• [WHAT TO WORK ON] Copy exactly, and only, the lines below from the first through the one containing "const yStep = 5;", both included; pictures are omitted.

• [DATA EXCERPT]

<<<<

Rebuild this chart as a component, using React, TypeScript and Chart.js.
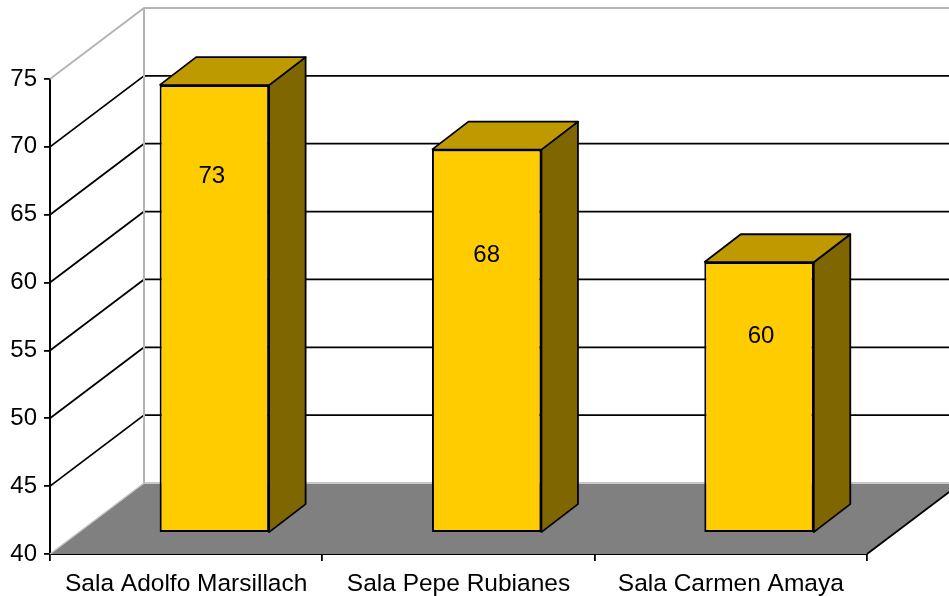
import React, { useEffect, useRef } from "react";
import { Chart, registerables } from "chart.js";

Chart.register(...registerables);

const categories = ["Sala Adolfo Marsillach", "Sala Pepe Rubianes", "Sala Carmen Amaya"];
const seatValues = [73.0, 68.25, 59.95];
const yMin = 40;
const yMax = 75;
const yStep = 5;

const FONT = '"Liberation Sans", Arial, sans-serif';
const FONT_SIZE = 24;
const X_FONT_SIZE = 24.5;
const WALL_DX = 94;
const WALL_DY = 71;
const BAR_SHIFT_X = 28.2;
const BAR_SHIFT_Y = 21;
const BAR_DX = 36.5;
const BAR_DY = 28;
const LABEL_LEVEL = [0.797, 0.7235, 0.725];
const LABEL_NUDGE = [-2.5, 0, 2];

function poly(ctx: CanvasRenderingContext2D, pts: number[][], fill: string | null, stroke: string | null, lw = 1.8) {
  ctx.beginPath();
  pts.forEach(([x, y], i) => (i ? ctx.lineTo(x, y) : ctx.moveTo(x, y)));
  if (fill) {
    ctx.closePath();
    ctx.fillStyle = fill;
    ctx.fill();
  }
  if (stroke) {
    ctx.strokeStyle = stroke;
    ctx.lineWidth = lw;
    ctx.lineJoin = "round";
    ctx.stroke();
  }
}

const box3d = {
  id: "box3d",
  beforeDatasetsDraw(chart: any) {
    const { ctx, chartArea: a, scales } = chart;
    const y = scales.y;
    const L = a.left, R = a.right, B = a.bottom;
    ctx.save();
    poly(ctx, [[L, B], [L + WALL_DX, B - WALL_DY], [R + WALL_DX, B - WALL_DY], [R, B]], "#808080", null);
    const grey = "#b4b4b4";
    poly(ctx, [[L + WALL_DX, B - WALL_DY], [R + WALL_DX, B - WALL_DY]], null, "#c8c8c8", 2);
    y.ticks.forEach((t: any) => {
      const py = y.getPixelForValue(t.value);
      if (t.value === yMin) return;
      const color = t.value === yMax ? grey : "#000000";
      poly(ctx, [[L, py], [L + WALL_DX, py - WALL_DY], [R + WALL_DX, py - WALL_DY]], null, color, t.value === yMax ? 2 : 1.8);
    });
    poly(ctx, [[L + WALL_DX, y.getPixelForValue(yMax) - WALL_DY], [L + WALL_DX, B - WALL_DY]], null, grey, 2);
    poly(ctx, [[L, B], [L + WALL_DX, B - WALL_DY]], null, "#c8c8c8", 1.5);
    poly(ctx, [[R, B], [R + WALL_DX, B - WALL_DY]], null, "#000000", 1.8);
    ctx.restore();
  },
  beforeDatasetDraw(chart: any, args: any) {
    const { ctx } = chart;
    ctx.save();
    ctx.translate(BAR_SHIFT_X, -BAR_SHIFT_Y);
    args.meta.data.forEach((el: any) => {
      const { x, y, base, width } = el.getProps(["x", "y", "base", "width"], true);
      const l = x - width / 2, r = x + width / 2;
      poly(ctx, [[r, y], [r + BAR_DX, y - BAR_DY], [r + BAR_DX, base - BAR_DY], [r, base]], "#806600", null);
      poly(ctx, [[r, y], [r + BAR_DX, y - BAR_DY], [r + BAR_DX, base - BAR_DY], [r, base], [r, y]], null, "#000000");
      poly(ctx, [[l, y], [l + BAR_DX, y - BAR_DY], [r + BAR_DX, y - BAR_DY], [r, y]], "#bf9900", null);
      poly(ctx, [[l, y], [l + BAR_DX, y - BAR_DY], [r + BAR_DX, y - BAR_DY], [r, y], [l, y]], null, "#000000");
    });
  },
  afterDatasetDraw(chart: any) {
    chart.ctx.restore();
  },
  afterDatasetsDraw(chart: any) {
    const { ctx } = chart;
    const meta = chart.getDatasetMeta(0);
    ctx.save();
    ctx.font = `${FONT_SIZE}px ${FONT}`;
    ctx.fillStyle = "#000000";
    ctx.textAlign = "center";
    ctx.textBaseline = "middle";
    meta.data.forEach((el: any, i: number) => {
      const { x, y, base } = el.getProps(["x", "y", "base"], true);
      const py = base + (y - base) * LABEL_LEVEL[i] - BAR_SHIFT_Y;
      ctx.fillText(String(Math.round(seatValues[i])), x + BAR_SHIFT_X + LABEL_NUDGE[i], py);
    });
    ctx.restore();
  },
};

export default function App() {
  const ref = useRef<HTMLCanvasElement>(null);
  useEffect(() => {
    document.body.style.margin = "0";
    document.body.style.background = "#ffffff";
    const chart = new Chart(ref.current as HTMLCanvasElement, {
      type: "bar",
      data: {
        labels: categories,
        datasets: [
          {
            data: seatValues,
            base: yMin,
            backgroundColor: "#FFCC00",
            borderColor: "#000000",
            borderWidth: 2,
            borderSkipped: false,
            barPercentage: 0.402,
            categoryPercentage: 1,
            clip: false,
          } as any,
        ],
      },
      options: {
        responsive: false,
        animation: false,
        layout: { padding: { top: 79, right: 82, left: 0, bottom: 0 } },
        plugins: { legend: { display: false }, title: { display: false }, tooltip: { enabled: false } },
        scales: {
          x: {
            afterFit: (s: any) => { s.height = 42; },
            grid: { drawOnChartArea: false, color: "#000000", lineWidth: 1.8, tickLength: 7, offset: true },
            border: { color: "#000000", width: 2 },
            ticks: { color: "#000000", font: { family: FONT, size: X_FONT_SIZE }, padding: 9, maxRotation: 0, autoSkip: false },
          },
          y: {
            min: yMin,
            max: yMax,
            afterFit: (s: any) => { s.width = 50; },
            grid: { drawOnChartArea: false, color: "#000000", lineWidth: 1.8, tickLength: 6 },
            border: { color: "#000000", width: 2 },
            ticks: { stepSize: yStep, color: "#000000", font: { family: FONT, size: FONT_SIZE }, padding: 7 },
          },
        },
      } as any,
      plugins: [box3d as any],
    });
    return () => chart.destroy();
  }, []);
  return <canvas ref={ref} width={949} height={596} style={{ display: "block" }} />;
}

>>>>

• [ANSWER TO THE TASK]
Rebuild this chart as a component, using React, TypeScript and Chart.js.
import React, { useEffect, useRef } from "react";
import { Chart, registerables } from "chart.js";

Chart.register(...registerables);

const categories = ["Sala Adolfo Marsillach", "Sala Pepe Rubianes", "Sala Carmen Amaya"];
const seatValues = [73.0, 68.25, 59.95];
const yMin = 40;
const yMax = 75;
const yStep = 5;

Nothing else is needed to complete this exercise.